WORK TO BE COMPLETED: Exactly as written, quote every line that follows, skipping the images.
►
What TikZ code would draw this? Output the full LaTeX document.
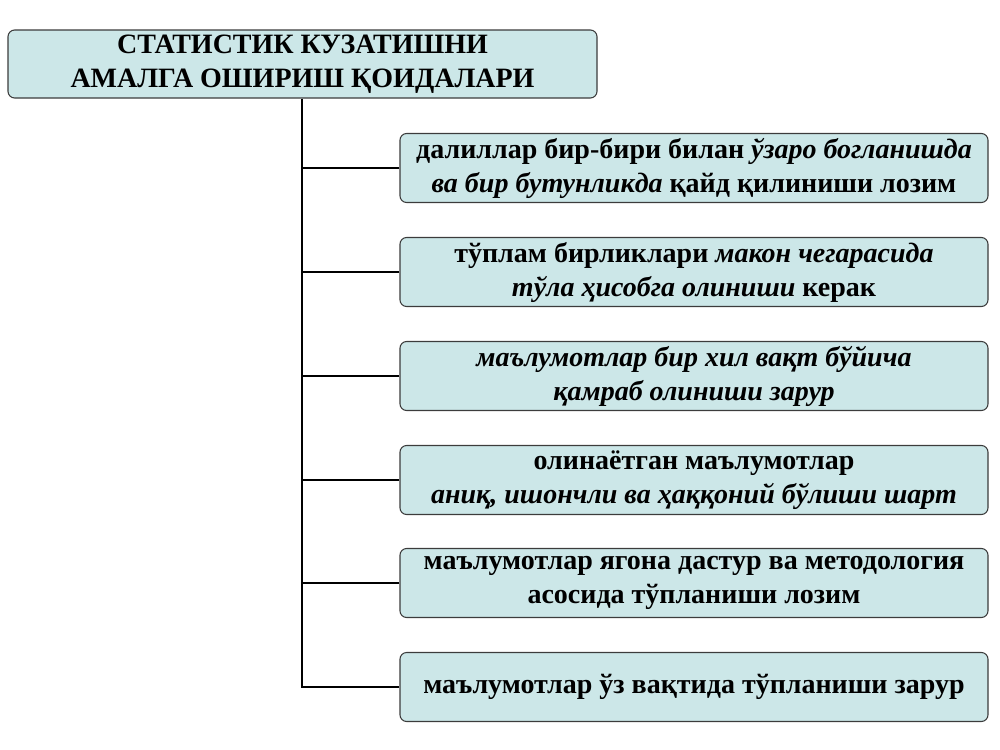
\documentclass[tikz,border=0pt]{standalone}
\usepackage{fontspec}
\setmainfont{Liberation Serif}
\definecolor{boxfill}{RGB}{204,231,232}
\definecolor{boxline}{RGB}{60,60,60}
\tikzset{
  rulebox/.style={draw=boxline, line width=0.8pt, fill=boxfill, rounded corners=5pt,
    minimum width=588*0.75pt, minimum height=69*0.75pt, align=center,
    font=\fontsize{21}{25.5}\selectfont\bfseries, inner sep=0pt},
  link/.style={line width=2pt, black}
}
\begin{document}
\begin{tikzpicture}[x=0.75pt,y=-0.75pt]
\useasboundingbox (0,0) rectangle (1000,750);
\node[rulebox, minimum width=589*0.75pt, minimum height=68*0.75pt] (t) at (302.5,64) {СТАТИСТИК КУЗАТИШНИ\\АМАЛГА ОШИРИШ ҚОИДАЛАРИ};
\node[rulebox] (b1) at (694,168) {далиллар бир-бири билан \textit{ўзаро богланишда}\\\textit{ва бир бутунликда} қайд қилиниши лозим};
\node[rulebox] (b2) at (694,272) {тўплам бирликлари \textit{макон чегарасида}\\\textit{тўла ҳисобга олиниши} керак};
\node[rulebox] (b3) at (694,376) {\textit{маълумотлар бир хил вақт бўйича}\\\textit{қамраб олиниши зарур}};
\node[rulebox] (b4) at (694,480) {олинаётган маълумотлар\\\textit{аниқ, ишончли ва ҳаққоний бўлиши шарт}};
\node[rulebox] (b5) at (694,583) {маълумотлар ягона дастур ва методология\\асосида тўпланиши лозим};
\node[rulebox] (b6) at (694,687) {маълумотлар ўз вақтида тўпланиши зарур};
\draw[link] (t.south -| 302,0) -- (302,687) -- (b6.west);
\foreach \b in {b1,b2,b3,b4,b5}
  \draw[link] (\b.west) -- (\b.west -| 302,0);
\end{tikzpicture}
\end{document}
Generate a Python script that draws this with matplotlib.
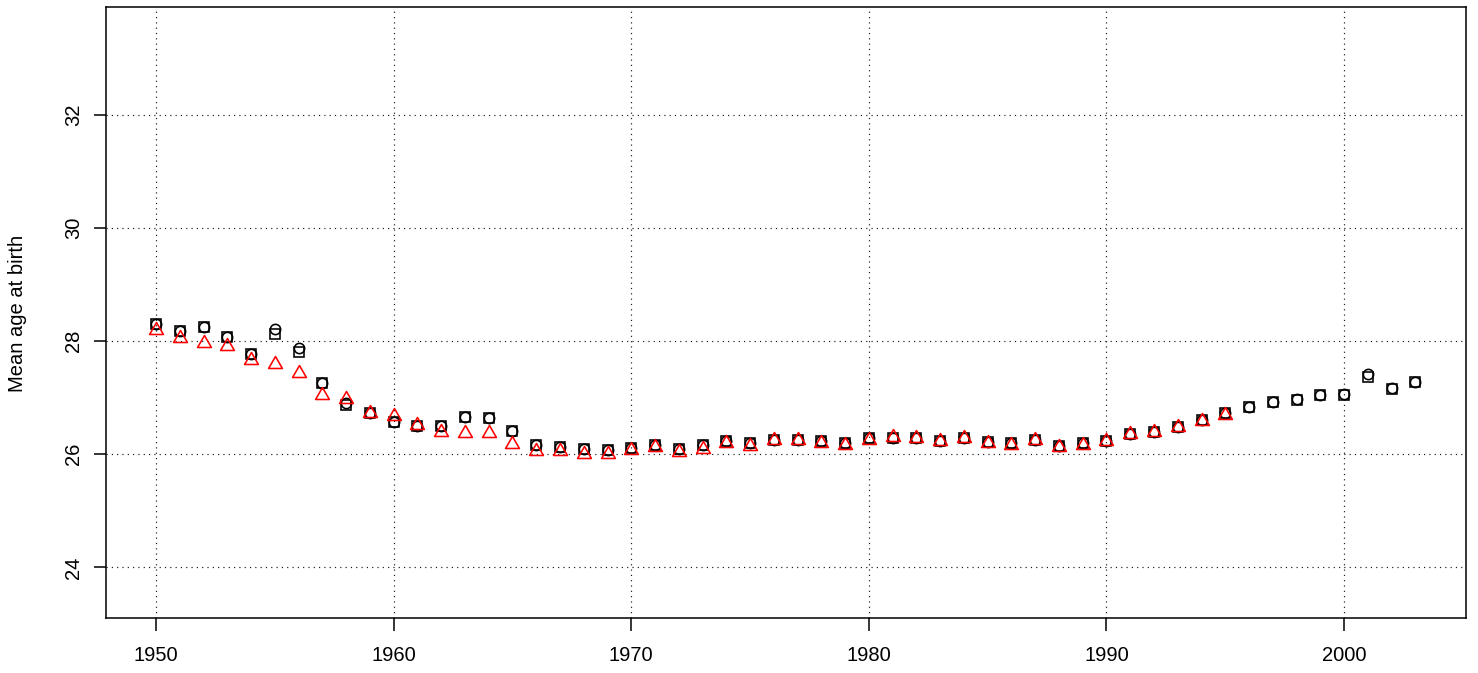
◄
RESULT FOR THIS TASK:
What TikZ code would draw this? Output the full LaTeX document.
\documentclass[tikz,border=0pt]{standalone}
\usepackage{fontspec}
\setmainfont{Liberation Serif}
\definecolor{boxfill}{RGB}{204,231,232}
\definecolor{boxline}{RGB}{60,60,60}
\tikzset{
  rulebox/.style={draw=boxline, line width=0.8pt, fill=boxfill, rounded corners=5pt,
    minimum width=588*0.75pt, minimum height=69*0.75pt, align=center,
    font=\fontsize{21}{25.5}\selectfont\bfseries, inner sep=0pt},
  link/.style={line width=2pt, black}
}
\begin{document}
\begin{tikzpicture}[x=0.75pt,y=-0.75pt]
\useasboundingbox (0,0) rectangle (1000,750);
\node[rulebox, minimum width=589*0.75pt, minimum height=68*0.75pt] (t) at (302.5,64) {СТАТИСТИК КУЗАТИШНИ\\АМАЛГА ОШИРИШ ҚОИДАЛАРИ};
\node[rulebox] (b1) at (694,168) {далиллар бир-бири билан \textit{ўзаро богланишда}\\\textit{ва бир бутунликда} қайд қилиниши лозим};
\node[rulebox] (b2) at (694,272) {тўплам бирликлари \textit{макон чегарасида}\\\textit{тўла ҳисобга олиниши} керак};
\node[rulebox] (b3) at (694,376) {\textit{маълумотлар бир хил вақт бўйича}\\\textit{қамраб олиниши зарур}};
\node[rulebox] (b4) at (694,480) {олинаётган маълумотлар\\\textit{аниқ, ишончли ва ҳаққоний бўлиши шарт}};
\node[rulebox] (b5) at (694,583) {маълумотлар ягона дастур ва методология\\асосида тўпланиши лозим};
\node[rulebox] (b6) at (694,687) {маълумотлар ўз вақтида тўпланиши зарур};
\draw[link] (t.south -| 302,0) -- (302,687) -- (b6.west);
\foreach \b in {b1,b2,b3,b4,b5}
  \draw[link] (\b.west) -- (\b.west -| 302,0);
\end{tikzpicture}
\end{document}
Generate a Python script that draws this with matplotlib.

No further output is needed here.